— DATA ROWS —
>> begin

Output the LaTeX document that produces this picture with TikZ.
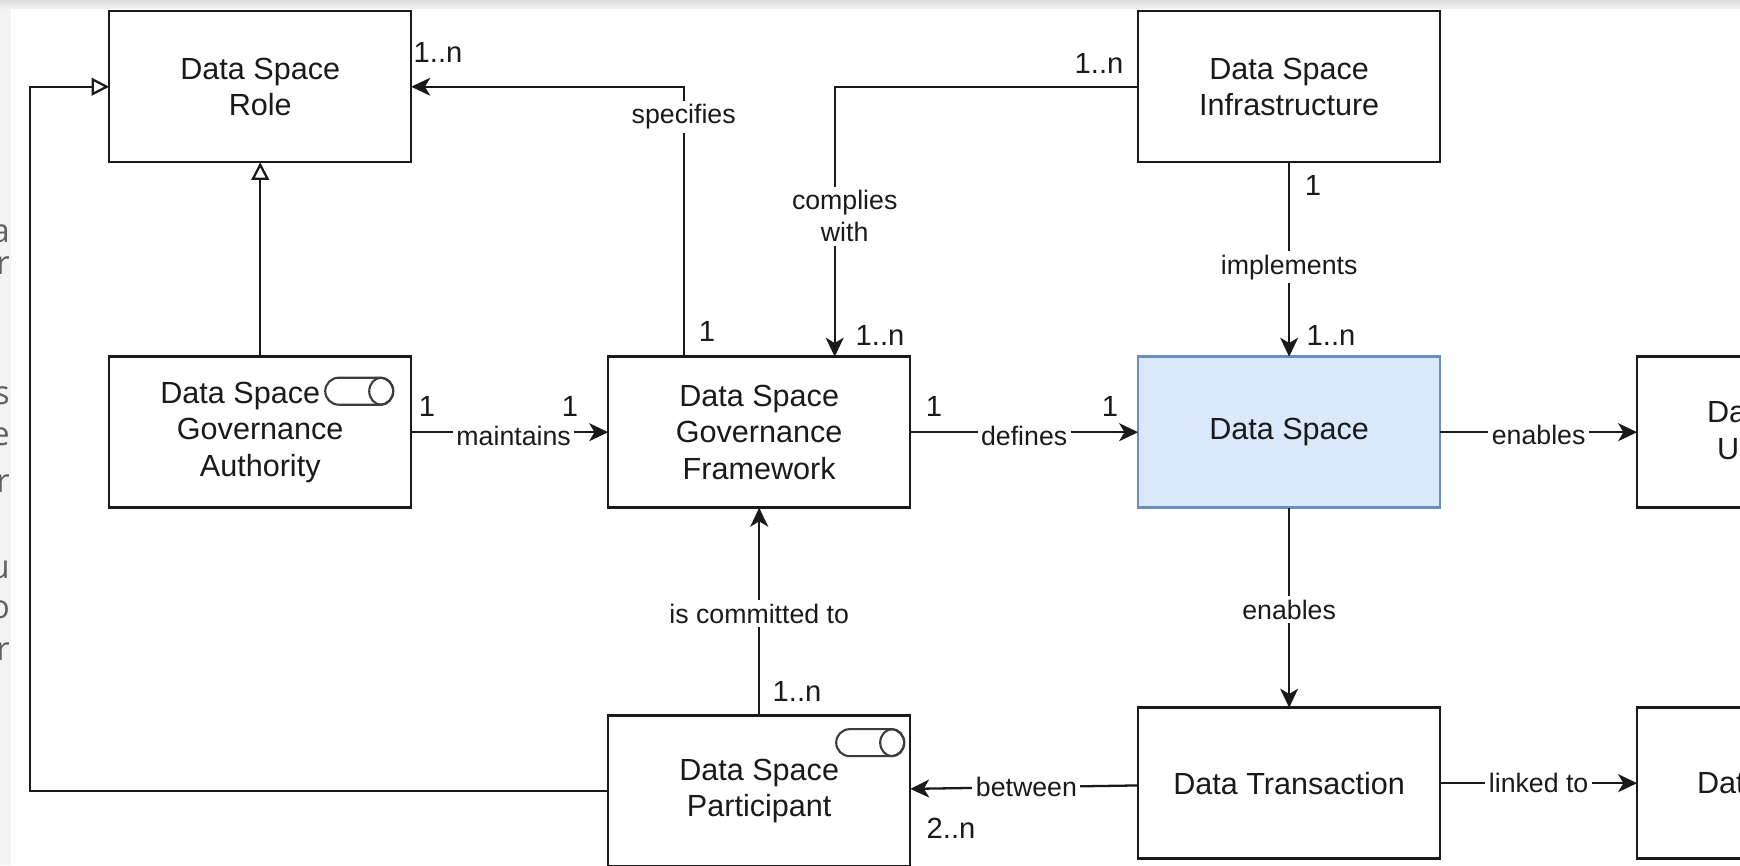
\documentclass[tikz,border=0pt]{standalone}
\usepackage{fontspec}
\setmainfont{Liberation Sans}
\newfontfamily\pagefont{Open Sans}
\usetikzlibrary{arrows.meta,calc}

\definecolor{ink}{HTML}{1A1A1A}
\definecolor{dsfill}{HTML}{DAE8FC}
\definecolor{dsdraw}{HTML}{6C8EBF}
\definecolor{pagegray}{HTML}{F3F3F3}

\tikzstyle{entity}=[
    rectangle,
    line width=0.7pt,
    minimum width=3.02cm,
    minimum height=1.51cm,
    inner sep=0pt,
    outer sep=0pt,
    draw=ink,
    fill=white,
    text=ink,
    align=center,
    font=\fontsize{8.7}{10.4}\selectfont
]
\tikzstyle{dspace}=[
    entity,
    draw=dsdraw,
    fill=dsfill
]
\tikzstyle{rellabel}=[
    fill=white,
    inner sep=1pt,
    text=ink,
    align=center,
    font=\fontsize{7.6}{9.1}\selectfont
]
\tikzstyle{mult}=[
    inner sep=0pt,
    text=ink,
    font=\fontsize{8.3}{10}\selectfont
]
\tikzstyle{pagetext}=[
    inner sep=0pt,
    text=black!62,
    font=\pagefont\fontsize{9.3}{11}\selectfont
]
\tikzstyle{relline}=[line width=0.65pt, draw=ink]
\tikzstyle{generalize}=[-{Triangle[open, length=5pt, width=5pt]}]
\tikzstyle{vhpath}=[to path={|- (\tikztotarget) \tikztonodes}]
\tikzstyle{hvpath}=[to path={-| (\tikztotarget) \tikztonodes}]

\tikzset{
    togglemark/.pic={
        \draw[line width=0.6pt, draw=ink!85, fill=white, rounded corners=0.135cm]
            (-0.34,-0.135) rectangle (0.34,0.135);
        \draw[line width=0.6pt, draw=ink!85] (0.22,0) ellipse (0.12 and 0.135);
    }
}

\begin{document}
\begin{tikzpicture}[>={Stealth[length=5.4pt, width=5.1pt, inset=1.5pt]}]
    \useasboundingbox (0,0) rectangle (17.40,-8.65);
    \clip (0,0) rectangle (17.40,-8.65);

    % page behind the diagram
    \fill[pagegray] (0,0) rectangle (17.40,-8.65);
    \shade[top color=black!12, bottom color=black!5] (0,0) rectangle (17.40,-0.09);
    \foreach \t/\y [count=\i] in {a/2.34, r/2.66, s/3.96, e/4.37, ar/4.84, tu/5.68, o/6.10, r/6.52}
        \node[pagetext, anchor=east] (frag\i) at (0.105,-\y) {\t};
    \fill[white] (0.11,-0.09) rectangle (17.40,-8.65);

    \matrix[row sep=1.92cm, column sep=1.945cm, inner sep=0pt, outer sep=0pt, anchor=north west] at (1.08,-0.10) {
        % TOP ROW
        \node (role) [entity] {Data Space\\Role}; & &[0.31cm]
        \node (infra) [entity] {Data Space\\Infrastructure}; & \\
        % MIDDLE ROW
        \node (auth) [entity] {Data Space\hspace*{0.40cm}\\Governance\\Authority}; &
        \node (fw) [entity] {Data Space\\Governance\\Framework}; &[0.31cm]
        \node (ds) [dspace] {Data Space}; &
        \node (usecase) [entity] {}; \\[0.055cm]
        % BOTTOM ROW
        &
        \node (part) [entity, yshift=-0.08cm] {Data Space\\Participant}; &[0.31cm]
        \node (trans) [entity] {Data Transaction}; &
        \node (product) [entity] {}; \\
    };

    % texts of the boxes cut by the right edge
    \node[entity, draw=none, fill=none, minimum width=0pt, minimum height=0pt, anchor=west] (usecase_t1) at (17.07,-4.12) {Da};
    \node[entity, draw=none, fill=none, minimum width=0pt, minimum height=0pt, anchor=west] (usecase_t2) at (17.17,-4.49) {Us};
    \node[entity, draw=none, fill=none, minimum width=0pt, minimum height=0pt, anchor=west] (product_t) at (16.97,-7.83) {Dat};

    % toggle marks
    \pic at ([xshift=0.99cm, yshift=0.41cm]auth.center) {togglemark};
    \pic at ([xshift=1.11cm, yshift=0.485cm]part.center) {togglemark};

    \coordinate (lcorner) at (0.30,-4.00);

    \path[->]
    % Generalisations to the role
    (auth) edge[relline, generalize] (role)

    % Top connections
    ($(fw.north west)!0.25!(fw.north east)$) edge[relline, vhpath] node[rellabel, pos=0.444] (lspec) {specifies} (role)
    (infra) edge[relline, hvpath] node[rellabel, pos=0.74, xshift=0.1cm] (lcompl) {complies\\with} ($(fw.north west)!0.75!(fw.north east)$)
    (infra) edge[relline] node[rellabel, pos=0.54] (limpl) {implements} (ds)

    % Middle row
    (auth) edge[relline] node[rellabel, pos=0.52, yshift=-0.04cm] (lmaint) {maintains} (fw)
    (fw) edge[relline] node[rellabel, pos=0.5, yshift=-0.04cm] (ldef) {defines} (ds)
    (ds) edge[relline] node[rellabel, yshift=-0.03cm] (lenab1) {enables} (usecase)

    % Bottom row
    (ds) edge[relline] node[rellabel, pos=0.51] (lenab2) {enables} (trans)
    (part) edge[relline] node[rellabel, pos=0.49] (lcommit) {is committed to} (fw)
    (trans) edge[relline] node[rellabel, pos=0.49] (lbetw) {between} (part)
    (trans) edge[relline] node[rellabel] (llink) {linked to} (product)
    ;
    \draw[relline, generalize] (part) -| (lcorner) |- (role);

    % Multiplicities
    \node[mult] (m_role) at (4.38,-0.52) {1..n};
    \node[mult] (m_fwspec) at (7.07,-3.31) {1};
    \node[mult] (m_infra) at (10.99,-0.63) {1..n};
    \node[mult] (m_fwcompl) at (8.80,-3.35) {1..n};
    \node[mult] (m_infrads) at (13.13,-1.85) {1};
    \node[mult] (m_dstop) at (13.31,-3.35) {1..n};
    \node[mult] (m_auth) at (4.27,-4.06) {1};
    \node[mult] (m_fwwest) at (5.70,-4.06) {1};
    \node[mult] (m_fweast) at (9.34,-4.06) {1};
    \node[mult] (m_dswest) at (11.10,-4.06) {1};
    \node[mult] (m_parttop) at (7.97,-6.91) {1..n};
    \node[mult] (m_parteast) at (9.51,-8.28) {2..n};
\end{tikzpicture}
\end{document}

>> end
>> begin

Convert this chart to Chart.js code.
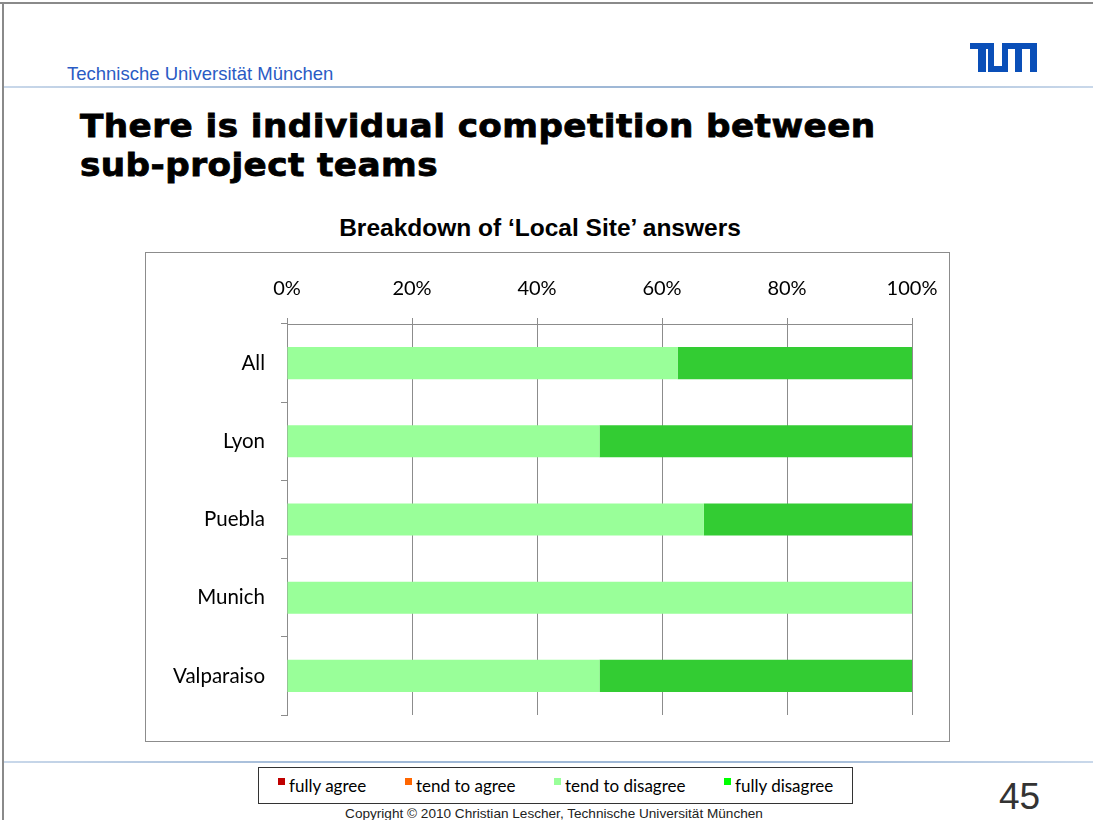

>> end
>> begin

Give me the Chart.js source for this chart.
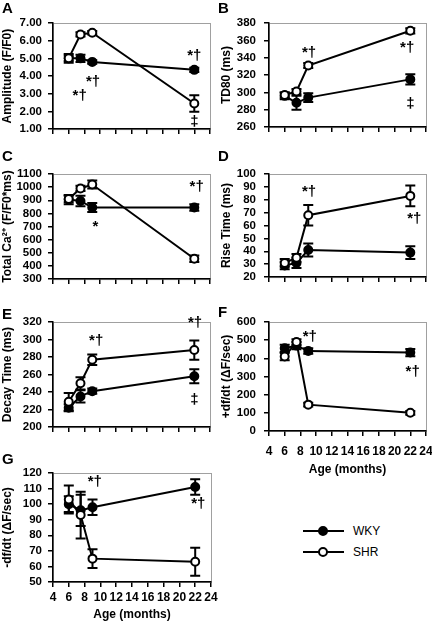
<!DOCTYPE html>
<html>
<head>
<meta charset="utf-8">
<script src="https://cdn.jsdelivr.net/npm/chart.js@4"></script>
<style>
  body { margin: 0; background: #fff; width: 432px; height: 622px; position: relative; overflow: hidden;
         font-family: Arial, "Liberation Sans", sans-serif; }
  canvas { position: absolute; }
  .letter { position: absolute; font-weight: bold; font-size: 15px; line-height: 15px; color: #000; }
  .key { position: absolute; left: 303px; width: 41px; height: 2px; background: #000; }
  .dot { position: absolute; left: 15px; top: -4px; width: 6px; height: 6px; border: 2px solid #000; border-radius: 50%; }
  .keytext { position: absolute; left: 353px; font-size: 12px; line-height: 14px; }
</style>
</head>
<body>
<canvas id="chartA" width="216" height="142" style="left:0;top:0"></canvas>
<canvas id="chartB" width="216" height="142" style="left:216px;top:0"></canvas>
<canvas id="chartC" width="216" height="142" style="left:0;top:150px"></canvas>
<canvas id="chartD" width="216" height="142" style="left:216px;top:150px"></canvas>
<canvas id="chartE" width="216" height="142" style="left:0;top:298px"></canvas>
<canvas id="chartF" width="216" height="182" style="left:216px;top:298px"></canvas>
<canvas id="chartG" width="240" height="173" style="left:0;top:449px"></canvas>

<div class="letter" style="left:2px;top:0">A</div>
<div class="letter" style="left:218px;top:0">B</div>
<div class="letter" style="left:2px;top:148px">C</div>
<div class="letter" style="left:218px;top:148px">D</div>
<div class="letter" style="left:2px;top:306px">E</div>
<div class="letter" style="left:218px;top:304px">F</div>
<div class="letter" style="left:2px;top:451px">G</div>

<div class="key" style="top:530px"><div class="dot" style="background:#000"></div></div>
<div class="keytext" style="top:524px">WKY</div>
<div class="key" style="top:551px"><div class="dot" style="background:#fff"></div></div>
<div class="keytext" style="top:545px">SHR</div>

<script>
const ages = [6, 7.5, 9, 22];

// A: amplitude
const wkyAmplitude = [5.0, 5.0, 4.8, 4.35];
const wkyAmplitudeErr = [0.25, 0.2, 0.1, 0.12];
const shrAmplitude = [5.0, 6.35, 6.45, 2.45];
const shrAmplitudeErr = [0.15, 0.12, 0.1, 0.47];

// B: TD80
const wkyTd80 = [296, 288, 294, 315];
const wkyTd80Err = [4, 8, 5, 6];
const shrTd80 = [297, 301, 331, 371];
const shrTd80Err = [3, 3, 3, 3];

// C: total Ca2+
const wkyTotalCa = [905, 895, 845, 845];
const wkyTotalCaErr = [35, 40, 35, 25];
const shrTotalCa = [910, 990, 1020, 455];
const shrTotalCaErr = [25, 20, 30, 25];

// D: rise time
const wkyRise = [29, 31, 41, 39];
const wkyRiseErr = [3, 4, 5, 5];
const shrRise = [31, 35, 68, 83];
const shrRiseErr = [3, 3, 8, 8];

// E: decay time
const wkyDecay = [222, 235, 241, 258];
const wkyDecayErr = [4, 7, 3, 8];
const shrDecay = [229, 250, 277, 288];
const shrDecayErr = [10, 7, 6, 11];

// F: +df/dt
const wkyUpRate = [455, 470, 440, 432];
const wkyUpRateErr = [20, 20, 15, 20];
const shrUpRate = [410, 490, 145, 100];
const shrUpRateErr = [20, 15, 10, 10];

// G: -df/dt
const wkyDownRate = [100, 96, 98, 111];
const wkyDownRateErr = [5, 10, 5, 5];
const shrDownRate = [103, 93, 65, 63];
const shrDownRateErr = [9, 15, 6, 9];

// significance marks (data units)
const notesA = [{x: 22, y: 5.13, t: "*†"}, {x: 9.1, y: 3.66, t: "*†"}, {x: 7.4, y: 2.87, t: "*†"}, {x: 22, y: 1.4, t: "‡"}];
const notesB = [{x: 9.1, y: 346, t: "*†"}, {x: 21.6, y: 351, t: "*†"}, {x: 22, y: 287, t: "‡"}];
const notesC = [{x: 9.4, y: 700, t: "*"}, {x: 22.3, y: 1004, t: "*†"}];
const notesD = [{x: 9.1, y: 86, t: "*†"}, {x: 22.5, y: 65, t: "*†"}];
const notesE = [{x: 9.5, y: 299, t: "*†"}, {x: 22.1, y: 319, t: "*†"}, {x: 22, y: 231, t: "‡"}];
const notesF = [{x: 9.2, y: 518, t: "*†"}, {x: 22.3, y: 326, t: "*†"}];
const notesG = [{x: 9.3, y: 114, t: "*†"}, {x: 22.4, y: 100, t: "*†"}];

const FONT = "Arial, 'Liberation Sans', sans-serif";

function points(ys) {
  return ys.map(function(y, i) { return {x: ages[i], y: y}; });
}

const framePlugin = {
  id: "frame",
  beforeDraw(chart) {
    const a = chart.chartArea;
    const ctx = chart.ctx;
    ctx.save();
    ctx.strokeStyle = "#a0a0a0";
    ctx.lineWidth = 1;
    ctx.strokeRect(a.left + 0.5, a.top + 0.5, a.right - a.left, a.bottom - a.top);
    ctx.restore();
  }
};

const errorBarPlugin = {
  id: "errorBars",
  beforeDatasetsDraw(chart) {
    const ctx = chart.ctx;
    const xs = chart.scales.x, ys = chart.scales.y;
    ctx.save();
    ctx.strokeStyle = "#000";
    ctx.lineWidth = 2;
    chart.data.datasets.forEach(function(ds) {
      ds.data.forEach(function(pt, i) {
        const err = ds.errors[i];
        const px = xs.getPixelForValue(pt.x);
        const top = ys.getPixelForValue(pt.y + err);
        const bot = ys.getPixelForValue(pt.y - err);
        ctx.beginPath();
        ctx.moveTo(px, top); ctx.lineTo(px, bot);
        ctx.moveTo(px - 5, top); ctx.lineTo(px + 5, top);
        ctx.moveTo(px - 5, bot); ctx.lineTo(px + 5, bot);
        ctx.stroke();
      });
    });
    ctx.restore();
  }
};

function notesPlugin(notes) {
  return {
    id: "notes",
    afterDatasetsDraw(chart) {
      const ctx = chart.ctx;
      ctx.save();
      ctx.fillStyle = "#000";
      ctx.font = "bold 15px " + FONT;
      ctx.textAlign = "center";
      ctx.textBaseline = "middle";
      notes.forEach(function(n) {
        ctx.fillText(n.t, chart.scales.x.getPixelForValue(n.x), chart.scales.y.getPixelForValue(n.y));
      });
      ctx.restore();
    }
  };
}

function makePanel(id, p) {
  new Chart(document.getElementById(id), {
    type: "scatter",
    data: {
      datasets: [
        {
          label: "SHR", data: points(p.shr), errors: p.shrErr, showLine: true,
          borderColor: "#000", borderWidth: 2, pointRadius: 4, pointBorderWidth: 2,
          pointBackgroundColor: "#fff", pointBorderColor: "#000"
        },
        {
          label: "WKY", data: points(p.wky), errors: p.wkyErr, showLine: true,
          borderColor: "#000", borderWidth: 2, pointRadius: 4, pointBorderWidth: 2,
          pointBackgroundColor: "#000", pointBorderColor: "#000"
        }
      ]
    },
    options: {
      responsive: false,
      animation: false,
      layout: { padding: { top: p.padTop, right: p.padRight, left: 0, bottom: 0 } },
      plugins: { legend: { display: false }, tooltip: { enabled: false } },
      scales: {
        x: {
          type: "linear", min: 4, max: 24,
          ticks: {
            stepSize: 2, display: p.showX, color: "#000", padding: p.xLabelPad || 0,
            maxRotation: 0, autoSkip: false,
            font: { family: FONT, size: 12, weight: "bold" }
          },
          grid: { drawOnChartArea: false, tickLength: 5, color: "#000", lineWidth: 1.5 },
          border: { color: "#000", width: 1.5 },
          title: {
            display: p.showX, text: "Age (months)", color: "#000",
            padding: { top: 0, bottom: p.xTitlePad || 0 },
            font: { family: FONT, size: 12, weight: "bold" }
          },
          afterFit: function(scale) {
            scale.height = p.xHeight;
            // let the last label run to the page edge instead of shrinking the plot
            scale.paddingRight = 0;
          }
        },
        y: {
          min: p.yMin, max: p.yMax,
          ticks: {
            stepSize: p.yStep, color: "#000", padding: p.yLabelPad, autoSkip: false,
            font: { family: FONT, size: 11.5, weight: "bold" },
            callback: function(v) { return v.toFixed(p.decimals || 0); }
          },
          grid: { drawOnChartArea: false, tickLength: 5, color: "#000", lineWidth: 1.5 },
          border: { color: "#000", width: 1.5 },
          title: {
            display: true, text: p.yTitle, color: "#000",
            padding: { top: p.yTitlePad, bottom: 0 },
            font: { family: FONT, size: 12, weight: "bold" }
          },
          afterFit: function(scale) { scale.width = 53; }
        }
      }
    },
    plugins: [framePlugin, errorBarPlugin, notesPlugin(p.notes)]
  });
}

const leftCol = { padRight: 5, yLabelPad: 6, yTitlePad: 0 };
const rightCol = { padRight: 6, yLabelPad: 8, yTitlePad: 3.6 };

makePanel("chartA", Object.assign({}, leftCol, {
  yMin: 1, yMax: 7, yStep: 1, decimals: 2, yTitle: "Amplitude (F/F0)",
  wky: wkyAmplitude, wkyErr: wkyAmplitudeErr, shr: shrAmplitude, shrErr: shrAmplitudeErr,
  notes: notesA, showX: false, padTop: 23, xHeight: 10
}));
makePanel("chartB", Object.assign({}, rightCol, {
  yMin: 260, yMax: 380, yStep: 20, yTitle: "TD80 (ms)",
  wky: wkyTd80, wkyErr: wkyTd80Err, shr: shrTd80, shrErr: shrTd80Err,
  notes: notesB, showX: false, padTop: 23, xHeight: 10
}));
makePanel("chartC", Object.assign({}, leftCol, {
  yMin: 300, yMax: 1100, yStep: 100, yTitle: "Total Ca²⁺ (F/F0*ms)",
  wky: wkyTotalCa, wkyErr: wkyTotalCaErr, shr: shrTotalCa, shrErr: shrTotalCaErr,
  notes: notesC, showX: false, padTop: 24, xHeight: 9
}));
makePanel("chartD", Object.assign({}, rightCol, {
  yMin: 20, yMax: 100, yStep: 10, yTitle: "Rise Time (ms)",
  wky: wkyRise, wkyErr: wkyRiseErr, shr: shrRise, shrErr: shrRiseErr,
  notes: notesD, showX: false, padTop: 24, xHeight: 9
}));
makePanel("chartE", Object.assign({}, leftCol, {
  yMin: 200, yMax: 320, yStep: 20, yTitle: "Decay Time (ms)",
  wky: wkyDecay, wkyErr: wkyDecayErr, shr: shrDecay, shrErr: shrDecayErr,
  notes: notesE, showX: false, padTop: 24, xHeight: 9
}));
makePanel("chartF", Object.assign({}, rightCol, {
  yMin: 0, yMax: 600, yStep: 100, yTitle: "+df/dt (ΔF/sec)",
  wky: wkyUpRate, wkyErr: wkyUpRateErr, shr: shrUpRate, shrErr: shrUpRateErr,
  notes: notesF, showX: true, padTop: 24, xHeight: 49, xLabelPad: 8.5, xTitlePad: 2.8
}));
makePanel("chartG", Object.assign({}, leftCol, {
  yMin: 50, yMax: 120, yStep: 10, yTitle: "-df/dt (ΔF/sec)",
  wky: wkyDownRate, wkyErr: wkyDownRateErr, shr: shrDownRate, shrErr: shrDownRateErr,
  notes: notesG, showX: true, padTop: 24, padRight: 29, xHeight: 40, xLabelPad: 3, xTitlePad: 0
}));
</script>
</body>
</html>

>> end

— TO DO —
Gather all the lines that include the word "this" and copy them out.

— REPLY TO THE EXERCISE —
Output the LaTeX document that produces this picture with TikZ.
Convert this chart to Chart.js code.
Give me the Chart.js source for this chart.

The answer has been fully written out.